:: Extracted entries ::

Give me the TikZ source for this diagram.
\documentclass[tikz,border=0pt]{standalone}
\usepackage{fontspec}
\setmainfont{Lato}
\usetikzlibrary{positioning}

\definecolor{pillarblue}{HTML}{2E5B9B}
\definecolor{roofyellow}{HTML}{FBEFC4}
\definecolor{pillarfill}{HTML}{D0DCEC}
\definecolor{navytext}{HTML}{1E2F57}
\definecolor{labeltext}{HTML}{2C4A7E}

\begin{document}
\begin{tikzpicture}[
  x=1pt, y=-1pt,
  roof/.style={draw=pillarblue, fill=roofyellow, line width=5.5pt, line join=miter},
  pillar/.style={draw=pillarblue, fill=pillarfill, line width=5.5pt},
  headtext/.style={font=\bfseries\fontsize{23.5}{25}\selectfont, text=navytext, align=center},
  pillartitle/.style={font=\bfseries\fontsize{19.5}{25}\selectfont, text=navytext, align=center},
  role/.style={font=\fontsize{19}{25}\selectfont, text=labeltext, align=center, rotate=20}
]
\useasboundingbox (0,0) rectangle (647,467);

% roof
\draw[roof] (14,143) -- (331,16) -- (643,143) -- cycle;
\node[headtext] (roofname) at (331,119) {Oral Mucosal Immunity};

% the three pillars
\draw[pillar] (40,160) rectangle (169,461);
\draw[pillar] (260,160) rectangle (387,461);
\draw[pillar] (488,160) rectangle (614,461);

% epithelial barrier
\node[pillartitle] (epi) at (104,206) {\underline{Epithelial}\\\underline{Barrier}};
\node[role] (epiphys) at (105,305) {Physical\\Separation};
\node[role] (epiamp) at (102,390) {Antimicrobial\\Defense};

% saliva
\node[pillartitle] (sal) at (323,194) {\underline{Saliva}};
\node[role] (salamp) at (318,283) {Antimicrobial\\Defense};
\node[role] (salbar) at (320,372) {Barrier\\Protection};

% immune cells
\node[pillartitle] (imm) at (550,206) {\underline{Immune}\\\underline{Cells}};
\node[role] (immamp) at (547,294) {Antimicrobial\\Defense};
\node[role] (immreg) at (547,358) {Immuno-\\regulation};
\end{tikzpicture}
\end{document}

--

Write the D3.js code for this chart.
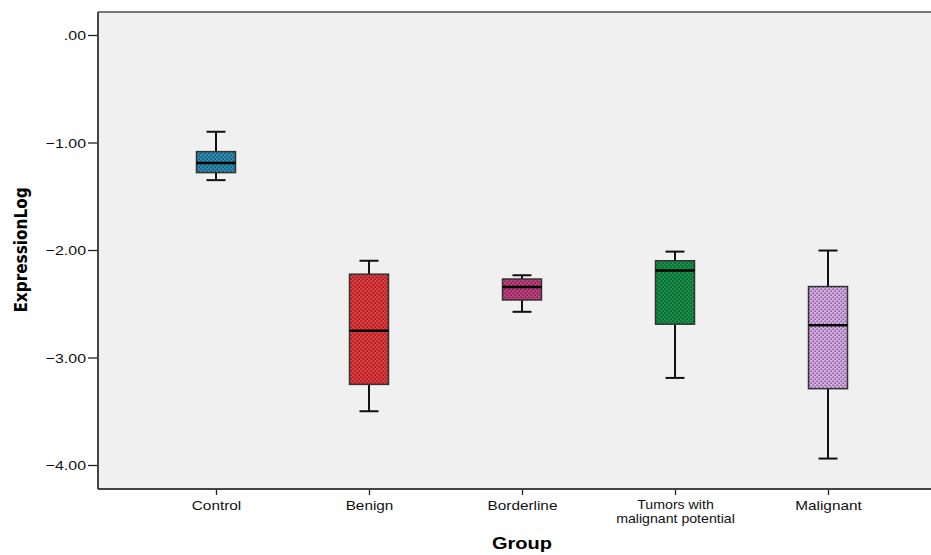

---

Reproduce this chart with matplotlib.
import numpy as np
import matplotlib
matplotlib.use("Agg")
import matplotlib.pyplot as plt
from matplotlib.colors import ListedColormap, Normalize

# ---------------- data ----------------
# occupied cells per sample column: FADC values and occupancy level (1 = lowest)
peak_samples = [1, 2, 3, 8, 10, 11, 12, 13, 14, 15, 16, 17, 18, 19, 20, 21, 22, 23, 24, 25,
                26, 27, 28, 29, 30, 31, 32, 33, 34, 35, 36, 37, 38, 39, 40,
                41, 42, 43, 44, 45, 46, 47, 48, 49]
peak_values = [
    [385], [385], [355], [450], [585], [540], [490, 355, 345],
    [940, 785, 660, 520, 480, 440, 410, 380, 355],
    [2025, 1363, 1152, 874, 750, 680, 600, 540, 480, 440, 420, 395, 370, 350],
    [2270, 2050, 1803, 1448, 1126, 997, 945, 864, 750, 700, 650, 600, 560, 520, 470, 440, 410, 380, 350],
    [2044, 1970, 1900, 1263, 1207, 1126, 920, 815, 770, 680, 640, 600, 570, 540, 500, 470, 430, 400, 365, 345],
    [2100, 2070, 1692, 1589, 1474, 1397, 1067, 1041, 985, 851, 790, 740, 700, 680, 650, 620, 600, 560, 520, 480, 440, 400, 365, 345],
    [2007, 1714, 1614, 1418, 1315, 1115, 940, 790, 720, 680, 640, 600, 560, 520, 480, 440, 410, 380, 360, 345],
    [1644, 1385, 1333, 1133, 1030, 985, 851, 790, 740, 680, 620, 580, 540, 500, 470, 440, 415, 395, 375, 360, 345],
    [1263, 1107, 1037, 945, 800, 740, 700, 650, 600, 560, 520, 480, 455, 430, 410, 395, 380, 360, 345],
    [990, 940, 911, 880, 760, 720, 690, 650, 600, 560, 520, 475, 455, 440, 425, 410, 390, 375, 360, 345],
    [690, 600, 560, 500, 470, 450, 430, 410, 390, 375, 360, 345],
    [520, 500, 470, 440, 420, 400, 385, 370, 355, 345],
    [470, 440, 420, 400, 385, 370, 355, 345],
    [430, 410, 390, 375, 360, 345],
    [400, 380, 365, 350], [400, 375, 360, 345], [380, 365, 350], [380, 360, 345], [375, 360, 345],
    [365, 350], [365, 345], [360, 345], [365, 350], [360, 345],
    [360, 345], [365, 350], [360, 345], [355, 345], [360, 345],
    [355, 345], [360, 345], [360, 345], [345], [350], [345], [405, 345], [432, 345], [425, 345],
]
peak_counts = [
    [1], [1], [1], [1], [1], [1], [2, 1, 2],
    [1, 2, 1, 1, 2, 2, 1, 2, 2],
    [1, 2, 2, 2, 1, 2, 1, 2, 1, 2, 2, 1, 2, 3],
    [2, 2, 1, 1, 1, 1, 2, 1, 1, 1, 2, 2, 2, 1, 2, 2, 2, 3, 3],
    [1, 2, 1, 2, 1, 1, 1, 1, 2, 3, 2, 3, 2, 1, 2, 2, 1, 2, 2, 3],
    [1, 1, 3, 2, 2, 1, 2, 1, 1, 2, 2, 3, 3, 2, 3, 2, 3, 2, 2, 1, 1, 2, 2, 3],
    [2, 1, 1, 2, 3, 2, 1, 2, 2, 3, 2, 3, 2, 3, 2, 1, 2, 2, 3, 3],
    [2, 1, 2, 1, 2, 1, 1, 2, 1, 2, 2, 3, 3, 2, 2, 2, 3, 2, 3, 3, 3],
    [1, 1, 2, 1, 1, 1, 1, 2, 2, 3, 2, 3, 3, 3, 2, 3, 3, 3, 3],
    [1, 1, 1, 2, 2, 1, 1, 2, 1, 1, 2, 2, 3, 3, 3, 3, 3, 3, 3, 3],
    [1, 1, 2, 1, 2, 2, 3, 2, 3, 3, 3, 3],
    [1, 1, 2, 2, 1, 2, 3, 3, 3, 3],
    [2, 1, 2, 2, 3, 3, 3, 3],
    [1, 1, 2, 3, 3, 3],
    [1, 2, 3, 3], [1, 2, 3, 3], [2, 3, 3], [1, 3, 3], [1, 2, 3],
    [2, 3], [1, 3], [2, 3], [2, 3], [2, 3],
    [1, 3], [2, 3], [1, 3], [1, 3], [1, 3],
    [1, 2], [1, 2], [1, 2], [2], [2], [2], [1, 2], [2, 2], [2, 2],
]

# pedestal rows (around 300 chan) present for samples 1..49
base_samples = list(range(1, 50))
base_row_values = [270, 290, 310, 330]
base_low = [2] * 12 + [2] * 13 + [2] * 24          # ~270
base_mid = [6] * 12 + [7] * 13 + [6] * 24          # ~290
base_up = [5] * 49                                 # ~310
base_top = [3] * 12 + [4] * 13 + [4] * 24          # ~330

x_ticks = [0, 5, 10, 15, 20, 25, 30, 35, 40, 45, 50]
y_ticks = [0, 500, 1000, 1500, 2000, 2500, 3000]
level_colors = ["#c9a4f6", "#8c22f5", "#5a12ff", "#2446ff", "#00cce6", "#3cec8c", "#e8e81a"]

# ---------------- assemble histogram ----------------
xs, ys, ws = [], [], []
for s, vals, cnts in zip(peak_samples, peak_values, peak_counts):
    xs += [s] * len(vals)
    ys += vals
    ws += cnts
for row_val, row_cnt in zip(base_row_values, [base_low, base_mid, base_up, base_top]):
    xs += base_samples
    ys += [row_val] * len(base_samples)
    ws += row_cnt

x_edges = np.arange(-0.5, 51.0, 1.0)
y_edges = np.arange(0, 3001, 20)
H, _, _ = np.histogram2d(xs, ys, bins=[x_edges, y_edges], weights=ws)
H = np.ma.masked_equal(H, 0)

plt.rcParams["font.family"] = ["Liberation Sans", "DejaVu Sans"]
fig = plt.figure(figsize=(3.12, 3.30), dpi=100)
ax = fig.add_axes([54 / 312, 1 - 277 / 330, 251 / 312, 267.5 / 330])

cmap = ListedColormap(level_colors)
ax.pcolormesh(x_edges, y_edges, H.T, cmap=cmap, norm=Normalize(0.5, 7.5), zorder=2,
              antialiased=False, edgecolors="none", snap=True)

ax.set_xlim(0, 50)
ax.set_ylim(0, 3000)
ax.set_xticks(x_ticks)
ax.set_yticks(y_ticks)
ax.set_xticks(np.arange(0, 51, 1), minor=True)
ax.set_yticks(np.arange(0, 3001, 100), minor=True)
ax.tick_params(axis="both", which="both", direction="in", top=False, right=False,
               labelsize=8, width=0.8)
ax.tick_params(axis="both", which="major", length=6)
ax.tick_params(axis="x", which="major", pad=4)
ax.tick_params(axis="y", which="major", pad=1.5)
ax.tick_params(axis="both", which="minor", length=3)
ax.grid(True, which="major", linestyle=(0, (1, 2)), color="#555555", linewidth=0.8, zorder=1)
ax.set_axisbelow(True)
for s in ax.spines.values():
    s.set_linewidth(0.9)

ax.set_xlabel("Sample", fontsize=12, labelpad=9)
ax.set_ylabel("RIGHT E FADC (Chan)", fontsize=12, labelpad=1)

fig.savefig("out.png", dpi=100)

:: What the task requires ::
Report all lines of the material that contain the word "matplotlib".

:: Result of this exercise ::
Reproduce this chart with matplotlib.
import matplotlib
matplotlib.use("Agg")
import matplotlib.pyplot as plt
from matplotlib.colors import ListedColormap, Normalize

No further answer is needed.